Good morning to everyone.
Hurricane Irma came knocking on my door on Monday, September 11, 2017. Her gusty breath took down a kingly live oak in my neighbor’s yard and threatened to rip up my back fence. Some of my fellow citizens still wade thigh-high in the muddy alligator- and snake-infested water of Newnan’s Lake. And the Santa Fe River popped over its banks, slowing down recovery even more.
I still don’t have real Internet. Cox Cable seems to have other priorities, but that’s OK, because a week before Irma was a gleam in the eye of God, I ran out and bought a mobile hotspot thingy. So I am glad to be able to do this much.
What I really want to say today, and it will be brief and vague and maybe just plain crazy, is this: We moderns tend to treat weather as a sporadic and often calamitous event. And that’s certainly been true lately, with the 24/7 news cycle. But the thing is, weather forms the very air we breathe, something both quotidian and mysterious, with impacts extending far beyond our own tiny selves. The Butterfly Effect, rightly or wrongly, illustrates certain aspects of Chaos Theory, at least as popularly applied to weather. Far-fetched, yes, very likely, but there’s some truth to the idea, small and insignificant events in history often tend to turn life on its head.
For weather to take pride of place on the stage of history, technologies suitable for accurate measurements of climatic events had to develop. Not only that, a separation of God from science was mandatory. That’s not to say that people didn’t record the weather, because they did, in diaries and letters and newspapers.
So where was I going with this? Ah yes. Hurricane Irma upturned that tree onto the street where I live, wreaking all kinds of misery and debris. She destroyed much of Florida’s citrus crop, maybe as much as 90%, according to a friend of mine who’s a UF horticulturalist. Probably a lot of other agricultural products for which Florida is known took a big hit, too. If it weren’t for the technology of roads and modern-day communications and disaster-relief efforts, many people left homeless would starve for the lack of food. In the past, that’s exactly what would have happened. The early-warning technology made all the difference, with Irma and with her brother Harvey a few weeks previously.
The reason I am thinking of all this in a different light is because of a chance statement a friend of mine made. Actually, two friends.
B. asked me if I’d read Marjorie Kinnan Rawlings’s story of a hurricane and a young wife. And T. responded that doing so would be like a starving man reading about hunger in the midst of a famine. Their comments sent me straight to my well-charged Kindle, where I discovered Erik Larson’s writing on the hurricane that devastated Galveston, Texas almost to the day, September 8, 1900. Isaac’s Storm proved to be a spellbinding account of Isaac Cline and the evolution of meteorology, especially that of hurricane tracking predictions.

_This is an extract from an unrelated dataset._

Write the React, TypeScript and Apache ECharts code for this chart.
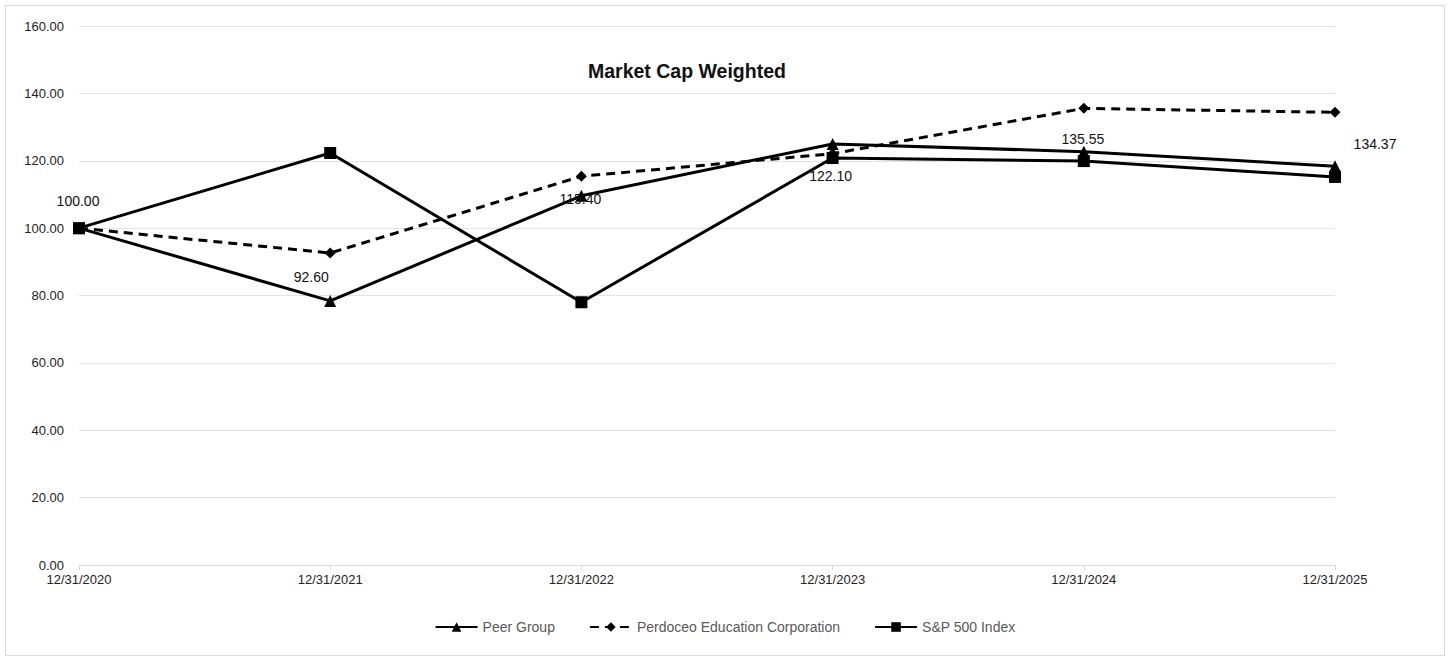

That book set off a light bulb in my brain.
The first day I could drive out of my driveway, after 4 days of sequestration, I headed straight to the public library and checked out all but two of the few books about weather. A plunge into the Kindle Store pulled up a few titles related to weather and history. And a quick Google search yielded a plethora of articles, most by archaeologists related to meteorological catastrophes written in the pages of Earth’s crust.
Having a ringside seat to the devastation that Mother Nature unleashes caused me to think about things in a different light, no pun intended. Without the toys of technology and minimal social media, what remained was me with time to do nothing much except to be still. And read. And think.
I’ll be back again after the Cox Cable guys attach the cable box back on the wall outside and restring the cable for the whole neighborhood.